The Ugandan health ministry tweeted on Monday that the total number of Ebola cases identified in the country stood at 43, with nearly 900 contact cases identified.
President Yoweri Museveni last week ruled out imposing a lockdown to contain the virus, saying that the "government has capacity to control this outbreak as we have done before."
Last month, the health ministry announced the landlocked nation's first fatality from the highly contagious virus since 2019, declaring an outbreak in the central district of Mubende.
Ebola is an often-fatal viral hemorrhagic fever named after a river in Democratic Republic of Congo (DRC) where it was discovered in 1976.

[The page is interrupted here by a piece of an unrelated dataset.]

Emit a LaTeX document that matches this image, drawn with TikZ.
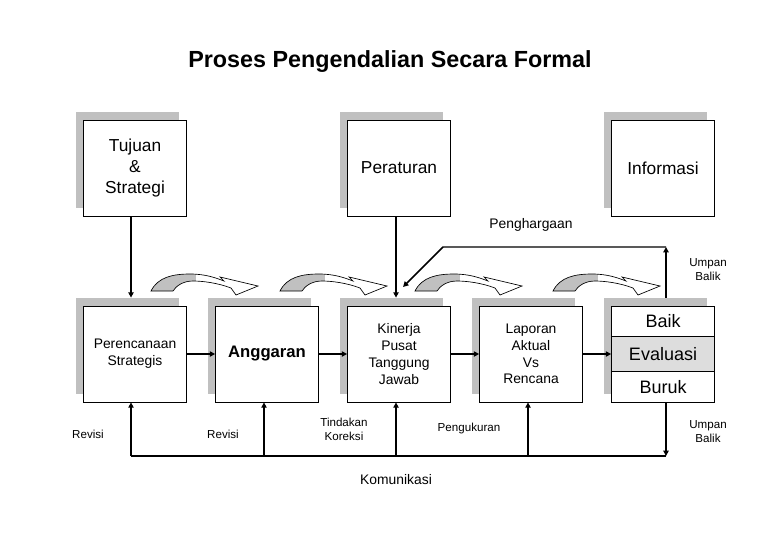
\documentclass[tikz,border=0pt]{standalone}
\usepackage{fontspec}
\setmainfont{Liberation Sans}
\usepackage{xcolor}
\usetikzlibrary{arrows.meta, positioning, calc, shadows}
\definecolor{bayangan}{RGB}{192,192,192}
\definecolor{abumuda}{RGB}{221,221,221}
\newcommand{\jalurlengkung}{(-107,5) .. controls (-100,-9) and (-85,-12) .. (-68,-12)
  .. controls (-52,-12) and (-42,-8) .. (-34,-5) -- (-38,-9) -- (0,0) -- (-22,9) -- (-27,2)
  .. controls (-40,-3) and (-55,-5) .. (-65,-5) .. controls (-75,-5) and (-82,0) .. (-85,5) -- cycle}

\begin{document}
\begin{tikzpicture}[
    x=0.75pt, y=-0.75pt,
    kotak/.style={draw, fill=white, line width=0.6pt, minimum width=77.25pt, minimum height=72pt,
                  inner sep=0pt, align=center, font=\fontsize{13}{15.7}\selectfont,
                  drop shadow={shadow xshift=-6pt, shadow yshift=6pt, opacity=1, fill=bayangan}},
    isi/.style={font=\fontsize{10.4}{12.6}\selectfont},
    keterangan/.style={align=center, inner sep=0pt, font=\fontsize{8.7}{10.5}\selectfont},
    panah/.style={-{Triangle[length=4pt, width=4pt]}, line width=1.1pt},
    garis/.style={line width=1.1pt},
    lengkung/.pic={
      \begin{scope}
        \fill[white] \jalurlengkung;
        \clip \jalurlengkung;
        \fill[bayangan] (-110,-20) rectangle (-62,12);
      \end{scope}
      \draw[line width=0.5pt] \jalurlengkung;
    }
  ]
    \useasboundingbox (0,0) rectangle (780,540);

    \node[font=\bfseries\fontsize{17.5}{21}\selectfont] (judul) at (390,62) {Proses Pengendalian Secara Formal};

    % baris atas
    \node[kotak] (tujuan) at (135,168) {Tujuan\\\&\\Strategi};
    \node[kotak] (peraturan) at (399,168) {Peraturan};
    \node[kotak] (informasi) at (663,168) {Informasi};

    % baris bawah
    \node[kotak, isi] (perencanaan) at (135,354) {Perencanaan\\Strategis};
    \node[kotak, font=\bfseries\fontsize{12.5}{15}\selectfont] (anggaran) at (267,354) {Anggaran};
    \node[kotak, isi] (kinerja) at (399,354) {Kinerja\\Pusat\\Tanggung\\Jawab};
    \node[kotak, isi] (laporan) at (531,354) {Laporan\\Aktual\\Vs\\Rencana};
    \node[kotak] (evaluasi) at (663,354) {};
    \node[draw, fill=abumuda, line width=0.6pt, minimum width=77.25pt, minimum height=26.25pt,
          inner sep=0pt, font=\fontsize{13.5}{16}\selectfont] (evaltengah) at (evaluasi.center) {Evaluasi};
    \node[font=\fontsize{13.5}{16}\selectfont] (baik) at ($(evaluasi.north)!0.5!(evaltengah.north)$) {Baik};
    \node[font=\fontsize{13.5}{16}\selectfont] (buruk) at ($(evaluasi.south)!0.5!(evaltengah.south)$) {Buruk};

    % panah lengkung
    \foreach \x in {258,387,522,660} \pic at (\x,286) {lengkung};

    % keterangan
    \node[font=\fontsize{10.4}{12.6}\selectfont] (penghargaan) at (531,225) {Penghargaan};
    \node[keterangan] (umpanatas) at (708,270) {Umpan\\Balik};
    \node[keterangan] (umpanbawah) at (708,432) {Umpan\\Balik};
    \node[keterangan] (revisisatu) at (88,434) {Revisi};
    \node[keterangan] (revisidua) at (223,434) {Revisi};
    \node[keterangan] (tindakan) at (344,429) {Tindakan\\Koreksi};
    \node[keterangan] (pengukuran) at (469,428) {Pengukuran};
    \node[font=\fontsize{10.4}{12.6}\selectfont] (komunikasi) at (396,480) {Komunikasi};

    % panah turun dari baris atas
    \draw[panah] ($(tujuan.south)+(-4,0)$) -- ($(perencanaan.north)+(-4,-8)$);
    \draw[panah] ($(peraturan.south)+(-3,0)$) -- ($(kinerja.north)+(-3,-8)$);

    % panah mendatar
    \draw[panah] (perencanaan) -- (anggaran);
    \draw[panah] (anggaran) -- (kinerja);
    \draw[panah] (kinerja) -- (laporan);
    \draw[panah] (laporan) -- (evaluasi);

    % umpan balik atas
    \coordinate (sudut) at (666,247);
    \coordinate (tekuk) at (443,247);
    \coordinate (ujung) at (403,287);
    \draw[panah] ($(evaluasi.north)+(3,-8)$) -- (sudut);
    \draw[panah] (sudut) -- (tekuk) -- (ujung);

    % umpan balik bawah
    \coordinate (kanan) at (666,456);
    \coordinate (kiri) at (131,456);
    \draw[panah] ($(evaluasi.south)+(3,0)$) -- (kanan);
    \draw[garis] (kanan) -- (kiri);
    \foreach \n/\d in {perencanaan/-4, anggaran/-3, kinerja/-3, laporan/-3} {
      \path ($(\n.south)+(\d,0)$) coordinate (b\n);
      \draw[panah] (b\n |- kiri) -- (b\n);
    }
  \end{tikzpicture}
\end{document}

People who are infected do not become contagious until symptoms appear, which is after an incubation period of between two and 21 days.
Human transmission is through bodily fluids, with the main symptoms being fever, vomiting, bleeding and diarrhea.
Outbreaks are difficult to contain, especially in urban environments.
Last week, neighboring DRC declared an end to an Ebola virus outbreak that emerged in eastern North Kivu province six weeks ago.
At present, there is no licensed medication to prevent or treat Ebola, although a range of experimental drugs are in development.
The worst epidemic in West Africa between 2013 and 2016 killed more than 11,300 alone. The DRC has had more than a dozen epidemics, the deadliest killing 2,280 people in 2020.